-- start SOURCE RECORDS --
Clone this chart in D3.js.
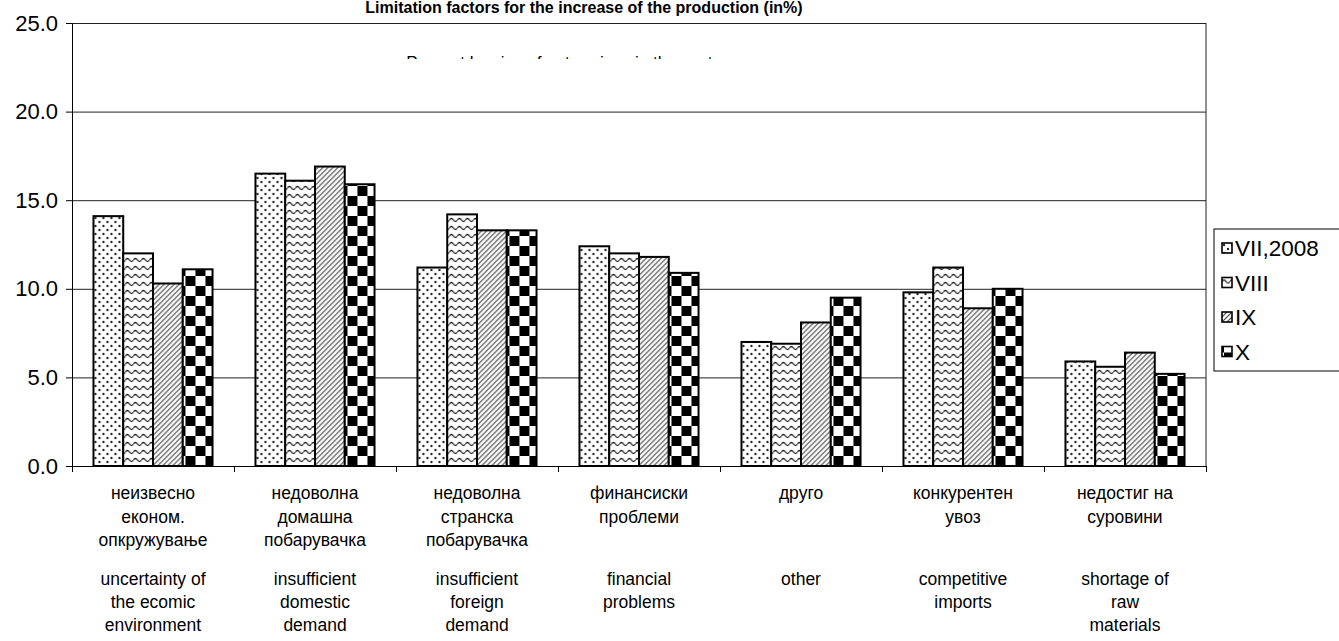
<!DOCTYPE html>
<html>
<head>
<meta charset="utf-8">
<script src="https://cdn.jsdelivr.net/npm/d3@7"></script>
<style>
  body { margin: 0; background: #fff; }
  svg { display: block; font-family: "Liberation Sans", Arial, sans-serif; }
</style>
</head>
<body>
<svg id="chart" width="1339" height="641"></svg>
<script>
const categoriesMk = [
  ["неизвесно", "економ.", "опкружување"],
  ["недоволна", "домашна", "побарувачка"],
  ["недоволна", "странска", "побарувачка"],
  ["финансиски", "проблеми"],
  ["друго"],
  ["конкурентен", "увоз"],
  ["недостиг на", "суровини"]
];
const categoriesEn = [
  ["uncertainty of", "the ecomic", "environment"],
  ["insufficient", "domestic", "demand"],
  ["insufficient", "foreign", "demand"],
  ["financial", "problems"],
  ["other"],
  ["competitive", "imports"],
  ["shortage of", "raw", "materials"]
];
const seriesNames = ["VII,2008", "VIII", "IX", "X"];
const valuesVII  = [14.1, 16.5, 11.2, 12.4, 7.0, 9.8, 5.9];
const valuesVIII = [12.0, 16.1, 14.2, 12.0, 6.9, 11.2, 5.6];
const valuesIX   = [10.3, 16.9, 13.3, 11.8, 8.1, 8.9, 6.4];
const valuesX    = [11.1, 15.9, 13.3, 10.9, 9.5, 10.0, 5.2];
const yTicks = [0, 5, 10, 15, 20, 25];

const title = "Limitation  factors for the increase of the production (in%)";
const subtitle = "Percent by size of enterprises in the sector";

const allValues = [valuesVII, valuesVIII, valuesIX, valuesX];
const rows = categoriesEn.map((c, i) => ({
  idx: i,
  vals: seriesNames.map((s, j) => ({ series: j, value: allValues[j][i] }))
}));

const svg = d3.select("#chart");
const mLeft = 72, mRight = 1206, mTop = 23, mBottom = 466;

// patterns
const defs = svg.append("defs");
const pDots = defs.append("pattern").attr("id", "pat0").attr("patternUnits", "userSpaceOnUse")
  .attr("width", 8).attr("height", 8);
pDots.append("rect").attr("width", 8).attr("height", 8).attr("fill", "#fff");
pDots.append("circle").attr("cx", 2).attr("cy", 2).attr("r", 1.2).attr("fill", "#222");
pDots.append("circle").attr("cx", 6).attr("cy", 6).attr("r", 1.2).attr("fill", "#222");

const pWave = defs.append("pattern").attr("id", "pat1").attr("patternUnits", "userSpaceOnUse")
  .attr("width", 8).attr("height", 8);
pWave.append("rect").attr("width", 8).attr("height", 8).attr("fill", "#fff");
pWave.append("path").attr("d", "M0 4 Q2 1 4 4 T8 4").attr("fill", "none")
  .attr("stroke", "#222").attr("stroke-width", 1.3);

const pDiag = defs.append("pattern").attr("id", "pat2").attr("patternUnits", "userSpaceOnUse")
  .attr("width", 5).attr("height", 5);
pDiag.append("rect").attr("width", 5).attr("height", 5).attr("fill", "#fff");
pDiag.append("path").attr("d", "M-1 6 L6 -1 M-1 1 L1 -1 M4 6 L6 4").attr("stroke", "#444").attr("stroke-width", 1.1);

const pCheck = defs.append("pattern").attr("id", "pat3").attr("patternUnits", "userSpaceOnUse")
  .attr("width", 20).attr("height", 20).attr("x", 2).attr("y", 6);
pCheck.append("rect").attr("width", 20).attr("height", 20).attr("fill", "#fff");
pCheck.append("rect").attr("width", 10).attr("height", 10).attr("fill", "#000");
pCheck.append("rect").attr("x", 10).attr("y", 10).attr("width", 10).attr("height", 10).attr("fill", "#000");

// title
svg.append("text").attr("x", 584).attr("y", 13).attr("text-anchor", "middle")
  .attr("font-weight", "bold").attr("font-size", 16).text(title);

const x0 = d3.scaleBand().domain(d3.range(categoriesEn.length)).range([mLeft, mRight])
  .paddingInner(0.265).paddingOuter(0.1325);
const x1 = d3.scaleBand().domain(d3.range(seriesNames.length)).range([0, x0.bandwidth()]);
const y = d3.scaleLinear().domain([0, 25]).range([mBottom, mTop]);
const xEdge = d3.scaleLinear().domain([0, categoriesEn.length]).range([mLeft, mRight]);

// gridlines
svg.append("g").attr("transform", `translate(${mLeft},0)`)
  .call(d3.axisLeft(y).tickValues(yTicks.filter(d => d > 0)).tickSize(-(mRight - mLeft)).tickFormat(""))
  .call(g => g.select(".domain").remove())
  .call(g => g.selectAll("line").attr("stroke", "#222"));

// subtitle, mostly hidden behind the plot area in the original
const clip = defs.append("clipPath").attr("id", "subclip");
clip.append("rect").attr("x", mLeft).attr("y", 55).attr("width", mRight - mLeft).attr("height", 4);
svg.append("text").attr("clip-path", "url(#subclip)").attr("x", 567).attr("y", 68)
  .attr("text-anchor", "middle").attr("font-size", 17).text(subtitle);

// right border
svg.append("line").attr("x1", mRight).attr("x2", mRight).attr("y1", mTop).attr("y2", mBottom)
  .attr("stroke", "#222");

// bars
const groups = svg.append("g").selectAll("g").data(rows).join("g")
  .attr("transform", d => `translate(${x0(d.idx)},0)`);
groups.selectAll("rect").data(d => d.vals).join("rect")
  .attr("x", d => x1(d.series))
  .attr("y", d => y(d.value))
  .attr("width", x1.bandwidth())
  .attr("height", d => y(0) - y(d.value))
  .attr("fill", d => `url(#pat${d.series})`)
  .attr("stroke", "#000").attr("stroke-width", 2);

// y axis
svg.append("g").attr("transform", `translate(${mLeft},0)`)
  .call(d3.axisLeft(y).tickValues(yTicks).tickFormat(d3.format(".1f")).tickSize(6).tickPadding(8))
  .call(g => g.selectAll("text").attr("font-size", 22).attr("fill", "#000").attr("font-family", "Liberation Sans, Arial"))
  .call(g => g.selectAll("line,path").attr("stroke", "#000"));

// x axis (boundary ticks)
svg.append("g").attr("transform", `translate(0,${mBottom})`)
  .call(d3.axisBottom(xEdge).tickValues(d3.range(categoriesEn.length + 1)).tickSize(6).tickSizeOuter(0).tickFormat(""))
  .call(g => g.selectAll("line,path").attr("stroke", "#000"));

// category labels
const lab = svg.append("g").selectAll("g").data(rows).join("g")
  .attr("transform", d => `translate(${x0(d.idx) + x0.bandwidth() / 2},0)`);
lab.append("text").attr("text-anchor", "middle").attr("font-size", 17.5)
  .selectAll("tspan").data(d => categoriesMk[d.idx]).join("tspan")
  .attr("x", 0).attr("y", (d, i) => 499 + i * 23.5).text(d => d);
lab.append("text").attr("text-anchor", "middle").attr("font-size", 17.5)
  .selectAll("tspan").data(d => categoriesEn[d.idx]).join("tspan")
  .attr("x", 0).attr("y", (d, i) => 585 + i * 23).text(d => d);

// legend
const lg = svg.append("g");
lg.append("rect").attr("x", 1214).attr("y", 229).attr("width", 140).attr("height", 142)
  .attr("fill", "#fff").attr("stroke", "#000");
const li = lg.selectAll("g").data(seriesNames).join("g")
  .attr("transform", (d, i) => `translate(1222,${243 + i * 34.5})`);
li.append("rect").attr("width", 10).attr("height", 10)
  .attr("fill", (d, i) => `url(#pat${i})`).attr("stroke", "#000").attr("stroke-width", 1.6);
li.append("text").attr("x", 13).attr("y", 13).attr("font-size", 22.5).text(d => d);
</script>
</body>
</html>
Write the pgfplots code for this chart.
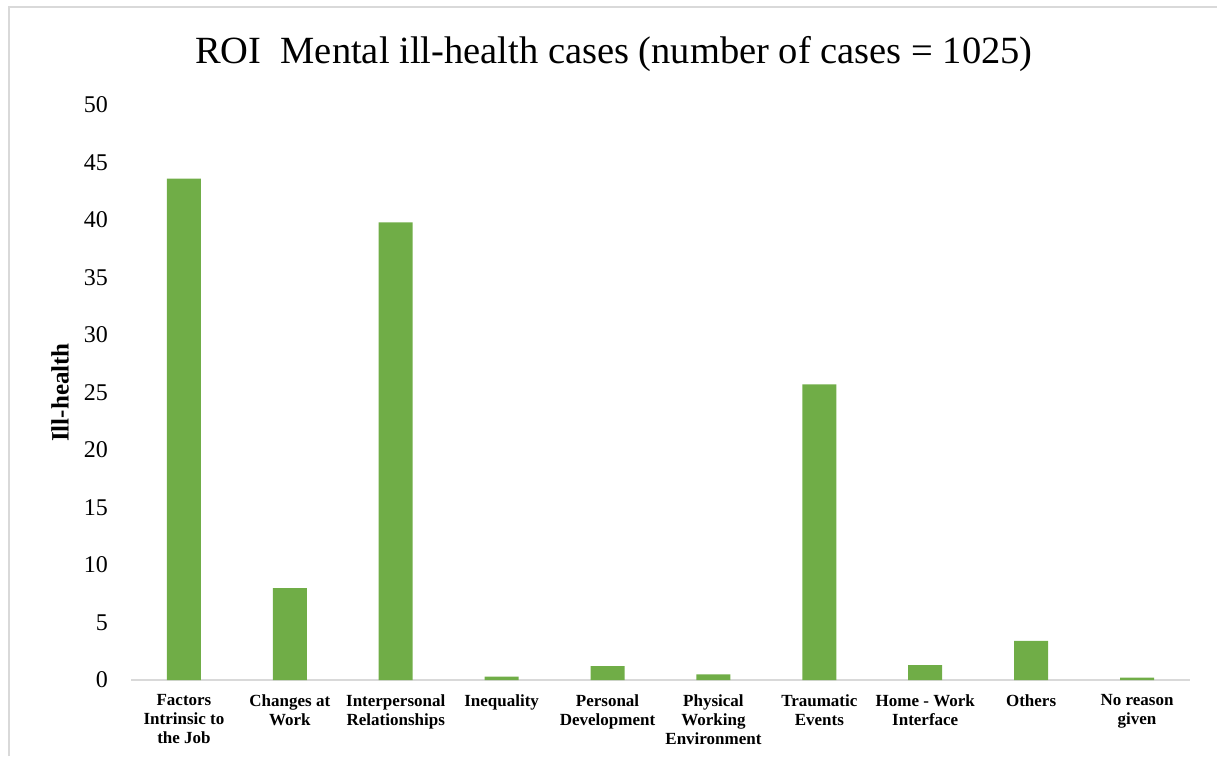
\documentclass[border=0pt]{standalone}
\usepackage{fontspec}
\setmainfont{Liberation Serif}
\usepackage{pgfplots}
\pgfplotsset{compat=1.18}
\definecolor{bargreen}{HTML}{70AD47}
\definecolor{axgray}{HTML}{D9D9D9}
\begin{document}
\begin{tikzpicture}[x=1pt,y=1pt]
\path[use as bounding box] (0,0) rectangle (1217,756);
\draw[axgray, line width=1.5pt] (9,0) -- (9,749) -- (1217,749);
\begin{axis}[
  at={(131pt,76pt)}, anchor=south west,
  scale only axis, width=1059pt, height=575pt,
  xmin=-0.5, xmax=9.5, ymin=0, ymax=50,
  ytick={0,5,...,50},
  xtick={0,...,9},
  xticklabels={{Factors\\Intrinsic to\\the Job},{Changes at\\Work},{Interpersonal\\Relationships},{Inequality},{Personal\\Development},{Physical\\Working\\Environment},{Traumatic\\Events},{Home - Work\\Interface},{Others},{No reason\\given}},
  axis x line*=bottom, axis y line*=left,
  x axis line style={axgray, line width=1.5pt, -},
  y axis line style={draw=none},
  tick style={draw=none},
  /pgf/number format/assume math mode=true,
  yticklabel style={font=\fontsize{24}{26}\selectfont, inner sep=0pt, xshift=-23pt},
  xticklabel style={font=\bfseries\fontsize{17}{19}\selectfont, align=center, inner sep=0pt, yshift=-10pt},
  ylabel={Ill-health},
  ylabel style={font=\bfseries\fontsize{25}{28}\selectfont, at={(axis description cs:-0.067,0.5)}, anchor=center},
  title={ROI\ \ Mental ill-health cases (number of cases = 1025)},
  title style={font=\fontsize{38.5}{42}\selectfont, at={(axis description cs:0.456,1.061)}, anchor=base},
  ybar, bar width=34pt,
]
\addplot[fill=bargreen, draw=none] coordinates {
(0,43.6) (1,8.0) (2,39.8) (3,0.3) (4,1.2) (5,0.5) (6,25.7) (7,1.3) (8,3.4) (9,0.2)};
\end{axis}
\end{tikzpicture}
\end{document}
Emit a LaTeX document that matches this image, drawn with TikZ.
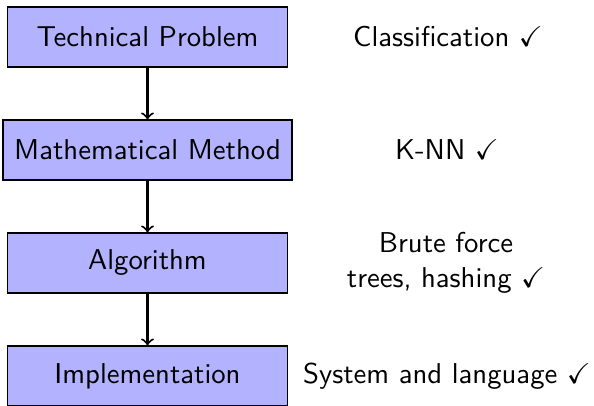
-- end SOURCE RECORDS --
Only the lines from the start of the records to the one containing "const mLeft = 72, mRight" should be repeated, exactly and with both ends kept; drop any pictures.

Clone this chart in D3.js.
<!DOCTYPE html>
<html>
<head>
<meta charset="utf-8">
<script src="https://cdn.jsdelivr.net/npm/d3@7"></script>
<style>
  body { margin: 0; background: #fff; }
  svg { display: block; font-family: "Liberation Sans", Arial, sans-serif; }
</style>
</head>
<body>
<svg id="chart" width="1339" height="641"></svg>
<script>
const categoriesMk = [
  ["неизвесно", "економ.", "опкружување"],
  ["недоволна", "домашна", "побарувачка"],
  ["недоволна", "странска", "побарувачка"],
  ["финансиски", "проблеми"],
  ["друго"],
  ["конкурентен", "увоз"],
  ["недостиг на", "суровини"]
];
const categoriesEn = [
  ["uncertainty of", "the ecomic", "environment"],
  ["insufficient", "domestic", "demand"],
  ["insufficient", "foreign", "demand"],
  ["financial", "problems"],
  ["other"],
  ["competitive", "imports"],
  ["shortage of", "raw", "materials"]
];
const seriesNames = ["VII,2008", "VIII", "IX", "X"];
const valuesVII  = [14.1, 16.5, 11.2, 12.4, 7.0, 9.8, 5.9];
const valuesVIII = [12.0, 16.1, 14.2, 12.0, 6.9, 11.2, 5.6];
const valuesIX   = [10.3, 16.9, 13.3, 11.8, 8.1, 8.9, 6.4];
const valuesX    = [11.1, 15.9, 13.3, 10.9, 9.5, 10.0, 5.2];
const yTicks = [0, 5, 10, 15, 20, 25];

const title = "Limitation  factors for the increase of the production (in%)";
const subtitle = "Percent by size of enterprises in the sector";

const allValues = [valuesVII, valuesVIII, valuesIX, valuesX];
const rows = categoriesEn.map((c, i) => ({
  idx: i,
  vals: seriesNames.map((s, j) => ({ series: j, value: allValues[j][i] }))
}));

const svg = d3.select("#chart");
const mLeft = 72, mRight = 1206, mTop = 23, mBottom = 466;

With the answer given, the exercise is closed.